Records
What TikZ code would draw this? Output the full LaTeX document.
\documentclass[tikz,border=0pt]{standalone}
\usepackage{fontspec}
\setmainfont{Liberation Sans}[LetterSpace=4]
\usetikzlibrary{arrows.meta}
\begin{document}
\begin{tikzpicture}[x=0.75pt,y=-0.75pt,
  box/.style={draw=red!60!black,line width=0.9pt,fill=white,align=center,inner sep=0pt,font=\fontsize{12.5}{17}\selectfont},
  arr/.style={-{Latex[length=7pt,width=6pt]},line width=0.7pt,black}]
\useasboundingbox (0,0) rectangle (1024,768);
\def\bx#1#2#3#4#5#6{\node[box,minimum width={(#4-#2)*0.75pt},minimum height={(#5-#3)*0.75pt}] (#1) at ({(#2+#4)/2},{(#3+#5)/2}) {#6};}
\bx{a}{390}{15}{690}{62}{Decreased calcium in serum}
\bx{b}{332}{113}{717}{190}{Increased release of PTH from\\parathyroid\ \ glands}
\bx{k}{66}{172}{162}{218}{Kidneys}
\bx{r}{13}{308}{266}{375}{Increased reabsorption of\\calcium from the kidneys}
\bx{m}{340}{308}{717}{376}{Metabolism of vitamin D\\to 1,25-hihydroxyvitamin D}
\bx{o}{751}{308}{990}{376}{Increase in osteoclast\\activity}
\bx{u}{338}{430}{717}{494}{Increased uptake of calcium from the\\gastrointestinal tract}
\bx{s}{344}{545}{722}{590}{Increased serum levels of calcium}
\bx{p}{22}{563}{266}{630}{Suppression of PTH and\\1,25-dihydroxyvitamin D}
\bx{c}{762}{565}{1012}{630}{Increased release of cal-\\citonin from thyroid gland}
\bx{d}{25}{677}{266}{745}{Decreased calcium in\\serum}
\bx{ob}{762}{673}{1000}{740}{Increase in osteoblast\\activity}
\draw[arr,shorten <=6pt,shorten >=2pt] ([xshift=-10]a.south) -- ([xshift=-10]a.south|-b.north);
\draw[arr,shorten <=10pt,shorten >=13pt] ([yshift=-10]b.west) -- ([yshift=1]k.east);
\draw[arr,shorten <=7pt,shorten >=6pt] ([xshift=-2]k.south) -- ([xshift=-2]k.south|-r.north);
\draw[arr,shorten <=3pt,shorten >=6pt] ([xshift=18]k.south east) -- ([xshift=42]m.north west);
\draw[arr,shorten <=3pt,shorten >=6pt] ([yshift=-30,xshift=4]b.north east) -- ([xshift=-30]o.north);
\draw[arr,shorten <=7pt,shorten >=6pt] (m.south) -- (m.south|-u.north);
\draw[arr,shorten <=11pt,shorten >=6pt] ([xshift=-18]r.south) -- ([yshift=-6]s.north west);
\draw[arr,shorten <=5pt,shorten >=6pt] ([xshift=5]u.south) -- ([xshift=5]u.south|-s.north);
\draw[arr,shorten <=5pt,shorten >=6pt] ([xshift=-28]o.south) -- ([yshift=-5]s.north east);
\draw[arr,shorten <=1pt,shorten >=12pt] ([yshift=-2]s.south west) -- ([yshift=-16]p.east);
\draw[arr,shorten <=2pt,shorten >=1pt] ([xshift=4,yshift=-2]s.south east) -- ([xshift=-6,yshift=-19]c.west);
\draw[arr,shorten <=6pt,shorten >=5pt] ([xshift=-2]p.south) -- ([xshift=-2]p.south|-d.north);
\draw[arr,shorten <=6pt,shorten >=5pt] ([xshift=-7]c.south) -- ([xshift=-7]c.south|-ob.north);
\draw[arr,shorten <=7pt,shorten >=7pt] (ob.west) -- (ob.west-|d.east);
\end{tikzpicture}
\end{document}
==
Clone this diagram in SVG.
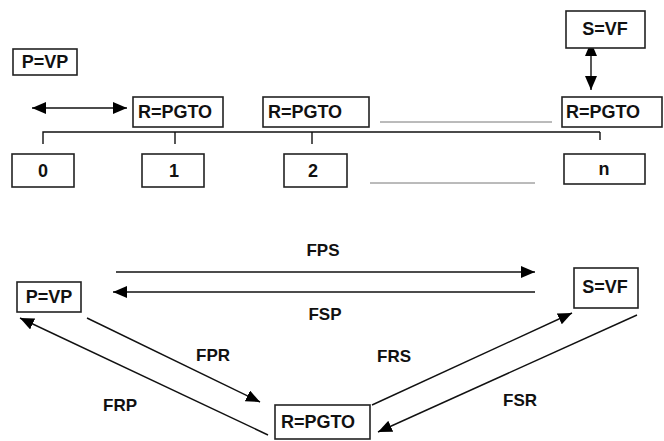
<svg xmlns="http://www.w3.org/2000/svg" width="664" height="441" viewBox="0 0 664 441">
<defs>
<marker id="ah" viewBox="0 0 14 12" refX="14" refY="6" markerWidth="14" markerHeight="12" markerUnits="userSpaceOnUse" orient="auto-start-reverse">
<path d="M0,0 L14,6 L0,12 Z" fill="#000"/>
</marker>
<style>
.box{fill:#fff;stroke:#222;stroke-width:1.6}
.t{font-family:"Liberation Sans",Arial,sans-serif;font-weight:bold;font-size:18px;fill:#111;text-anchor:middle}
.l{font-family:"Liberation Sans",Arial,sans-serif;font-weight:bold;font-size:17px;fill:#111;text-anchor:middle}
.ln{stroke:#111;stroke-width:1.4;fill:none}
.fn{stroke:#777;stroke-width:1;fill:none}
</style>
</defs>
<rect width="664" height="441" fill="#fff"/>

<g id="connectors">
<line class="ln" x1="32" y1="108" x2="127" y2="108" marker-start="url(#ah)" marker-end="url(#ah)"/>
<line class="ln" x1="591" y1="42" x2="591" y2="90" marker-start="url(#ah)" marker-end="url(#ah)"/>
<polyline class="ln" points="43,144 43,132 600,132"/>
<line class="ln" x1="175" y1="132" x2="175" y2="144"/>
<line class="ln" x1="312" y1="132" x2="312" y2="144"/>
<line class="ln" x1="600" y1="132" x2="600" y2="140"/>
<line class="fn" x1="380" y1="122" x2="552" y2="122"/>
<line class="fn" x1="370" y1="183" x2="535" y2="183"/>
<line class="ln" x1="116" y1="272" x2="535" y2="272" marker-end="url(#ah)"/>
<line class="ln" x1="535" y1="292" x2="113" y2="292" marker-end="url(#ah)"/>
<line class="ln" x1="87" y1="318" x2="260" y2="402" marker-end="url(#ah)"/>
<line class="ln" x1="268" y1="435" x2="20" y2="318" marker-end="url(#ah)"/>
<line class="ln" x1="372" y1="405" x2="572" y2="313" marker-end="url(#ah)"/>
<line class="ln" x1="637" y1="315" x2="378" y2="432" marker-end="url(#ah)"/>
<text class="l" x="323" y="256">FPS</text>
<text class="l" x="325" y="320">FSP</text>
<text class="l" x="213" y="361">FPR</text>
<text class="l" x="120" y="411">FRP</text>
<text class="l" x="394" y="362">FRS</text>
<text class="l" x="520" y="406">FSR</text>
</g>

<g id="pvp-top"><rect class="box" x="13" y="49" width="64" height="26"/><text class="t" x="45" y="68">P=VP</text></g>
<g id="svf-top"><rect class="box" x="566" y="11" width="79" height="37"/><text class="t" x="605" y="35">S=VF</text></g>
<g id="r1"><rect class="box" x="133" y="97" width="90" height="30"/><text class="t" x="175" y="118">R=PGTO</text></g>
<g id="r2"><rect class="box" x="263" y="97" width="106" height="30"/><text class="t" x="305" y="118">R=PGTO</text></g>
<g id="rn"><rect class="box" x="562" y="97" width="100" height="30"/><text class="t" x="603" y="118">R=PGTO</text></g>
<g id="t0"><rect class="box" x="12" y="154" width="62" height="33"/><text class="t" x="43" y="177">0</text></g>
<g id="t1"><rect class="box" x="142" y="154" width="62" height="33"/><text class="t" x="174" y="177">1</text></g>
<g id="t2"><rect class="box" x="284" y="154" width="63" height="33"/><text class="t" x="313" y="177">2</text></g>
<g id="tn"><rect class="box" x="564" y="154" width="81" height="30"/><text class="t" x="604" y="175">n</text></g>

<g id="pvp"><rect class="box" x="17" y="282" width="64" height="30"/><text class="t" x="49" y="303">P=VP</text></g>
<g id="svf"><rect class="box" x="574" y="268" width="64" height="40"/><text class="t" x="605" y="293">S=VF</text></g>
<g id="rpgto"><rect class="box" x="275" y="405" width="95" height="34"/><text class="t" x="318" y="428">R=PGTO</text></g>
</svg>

= SET TASK =
Every line that holds the word "this" should be extracted.

= FINAL RESULT =
What TikZ code would draw this? Output the full LaTeX document.
Clone this diagram in SVG.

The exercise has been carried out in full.